Crise financière (5): la fin du dollar, grandeur et décadence d’une monnaie…
John Connally, ex-secrétaire du Trésor américain, aurait déclaré aux nations du monde au début des années 1970 : « le dollar est notre monnaie et votre problème ». Dans les articles suivants, Tebyan se penche sur la question du dollar pour voir dans quelle mesure « le dollar peut ne plus être une monnaie mais devenir leur vrai problème ».
Dans un premier temps, on vous propose de retracer l’histoire du dollar américain, l’instrument de la domination économique mondiale des Etats-Unis d’Amérique depuis les accords de Bretton Woods de 1944.

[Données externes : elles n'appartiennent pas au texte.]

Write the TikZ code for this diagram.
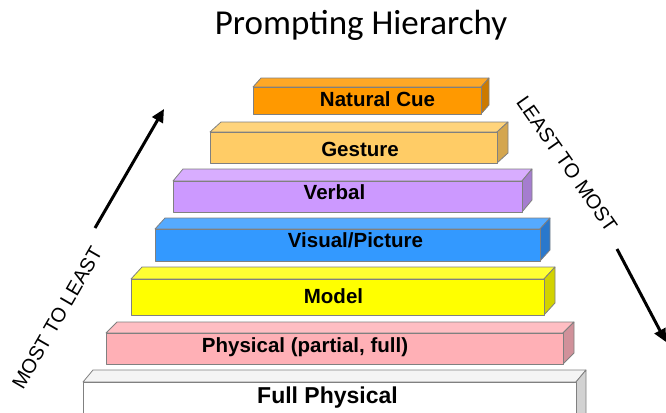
\documentclass[tikz,border=0pt]{standalone}
\usepackage{fontspec}
\setmainfont{Liberation Sans}
\newfontfamily\titlefont{Carlito}
\newfontfamily\labfont{Liberation Sans Bold}
\usetikzlibrary{arrows.meta}
\definecolor{edgegray}{HTML}{808080}
\definecolor{ncF}{HTML}{FF9900}\definecolor{ncT}{HTML}{FFA826}\definecolor{ncS}{HTML}{CC7A00}
\definecolor{geF}{HTML}{FFCC66}\definecolor{geT}{HTML}{FFD47C}\definecolor{geS}{HTML}{D4A64F}
\definecolor{veF}{HTML}{CC99FF}\definecolor{veT}{HTML}{D8ADFF}\definecolor{veS}{HTML}{A57DCF}
\definecolor{viF}{HTML}{3399FF}\definecolor{viT}{HTML}{55AAFF}\definecolor{viS}{HTML}{2A78CC}
\definecolor{moF}{HTML}{FFFF00}\definecolor{moT}{HTML}{FFFF33}\definecolor{moS}{HTML}{D2D200}
\definecolor{phF}{HTML}{FFB0B6}\definecolor{phT}{HTML}{FFBEC3}\definecolor{phS}{HTML}{D0919A}
\definecolor{fpF}{HTML}{FFFFFF}\definecolor{fpT}{HTML}{F4F4F4}\definecolor{fpS}{HTML}{D2D2D2}
\tikzset{
  barlabel/.style={font=\labfont\fontsize{20.5}{24}\selectfont, anchor=base, inner sep=0pt},
  sidetext/.style={font=\fontsize{20}{24}\selectfont, inner sep=0pt},
  bigarrow/.style={line width=3pt, -{Triangle[length=13pt,width=12pt]}},
  faceline/.style={draw=edgegray, line width=0.8pt, line join=round}
}
% #1 L, #2 R, #3 T, #4 F, #5 B, #6 dx, #7 dy, #8 color prefix
\newcommand{\mybar}[8]{%
  \filldraw[faceline, fill=#8T] (#1,#4) -- (#1+#6,#3) -- (#2+#6,#3) -- (#2,#4) -- cycle;
  \filldraw[faceline, fill=#8S] (#2,#4) -- (#2+#6,#3) -- (#2+#6,#5-#7) -- (#2,#5) -- cycle;
  \filldraw[faceline, fill=#8F] (#1,#4) rectangle (#2,#5);
}
\begin{document}
\begin{tikzpicture}[x=1pt,y=-1pt]
\useasboundingbox (0,0) rectangle (666,412);
\node[font=\titlefont\fontsize{35}{40}\selectfont, anchor=base, inner sep=0pt] (title) at (361,35) {Prompting Hierarchy};
% bars
\mybar{83}{576}{370}{382}{430}{10}{12}{fp}
\mybar{106}{563}{322}{333}{364}{11}{11}{ph}
\mybar{131}{544}{267}{279}{315}{11}{12}{mo}
\mybar{155}{540}{218}{229}{261}{10}{11}{vi}
\mybar{173}{522}{169}{181}{212}{10}{12}{ve}
\mybar{210}{497}{122}{132}{163}{11}{10}{ge}
\mybar{253}{481}{78}{87}{114}{8}{9}{nc}
% labels
\node[barlabel] (nc) at (377.5,106) {Natural Cue};
\node[barlabel] (ge) at (360,156) {Gesture};
\node[barlabel] (ve) at (334.5,199) {Verbal};
\node[barlabel] (vi) at (355.5,247) {Visual/Picture};
\node[barlabel] (mo) at (333.5,303) {Model};
\node[barlabel] (ph) at (305,352) {Physical (partial, full)};
\node[barlabel, font=\labfont\fontsize{23}{27}\selectfont] (fp) at (327.5,403) {Full Physical};
% side texts
\node[sidetext, rotate=60] (mtl) at (57,318) {MOST TO LEAST};
\node[sidetext, rotate=-55] (ltm) at (567,164) {LEAST TO MOST};
% arrows
\coordinate (la1) at (95,228);
\coordinate (la2) at (164,109);
\coordinate (ra1) at (617,249);
\coordinate (ra2) at (666,342);
\draw[bigarrow] (la1) -- (la2);
\draw[bigarrow] (ra1) -- (ra2);
\end{tikzpicture}
\end{document}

Il est clair que le dollar américain n’est plus capable, à l’heure actuelle, d’assurer l’hégémonie monétaire des Etats-Unis. Quels projets monétaires promouvoir à la place du dollar, cet instrument fétiche utilisé par le gouvernement américain depuis des décennies pour faire fonctionner son industrie de pillage systématique des richesses des autres nations ? Y voudra t-on lui substituer une monnaie mondiale ? Ou lui préférera t-on une union monétaire américaine, voire une union monétaire atlantique, ou encore une union monétaire du G8 moins la Russie et plus la Chine et l’Arabie Saoudite ? On peut aussi songer à la remplacer définitivement par une autre monnaie existante, comme le Yuan ou le rouble, ou par un panier de monnaies comme c’est actuellement le cas pour les droits de tirages spéciaux détenus par le FMI. Ce sont ces questions fondamentales que nous voulons aborder dans les quelques articles à suivre sur la crise financière. Tout d’abord, « requiem » pour le dollar américain…
Une origine modeste…
Quand, à la fin du 15ème siècle est découverte une mine d’argent village de Sankt-Joachimsthal en Bohème, qui pensait que c’était là l’origine d’une des plus grandes épopées monétaires qu’ait connue l’humanité. Du minerai produit de cette mine est frappé le joachimsthaler, vite abrégé en thaler.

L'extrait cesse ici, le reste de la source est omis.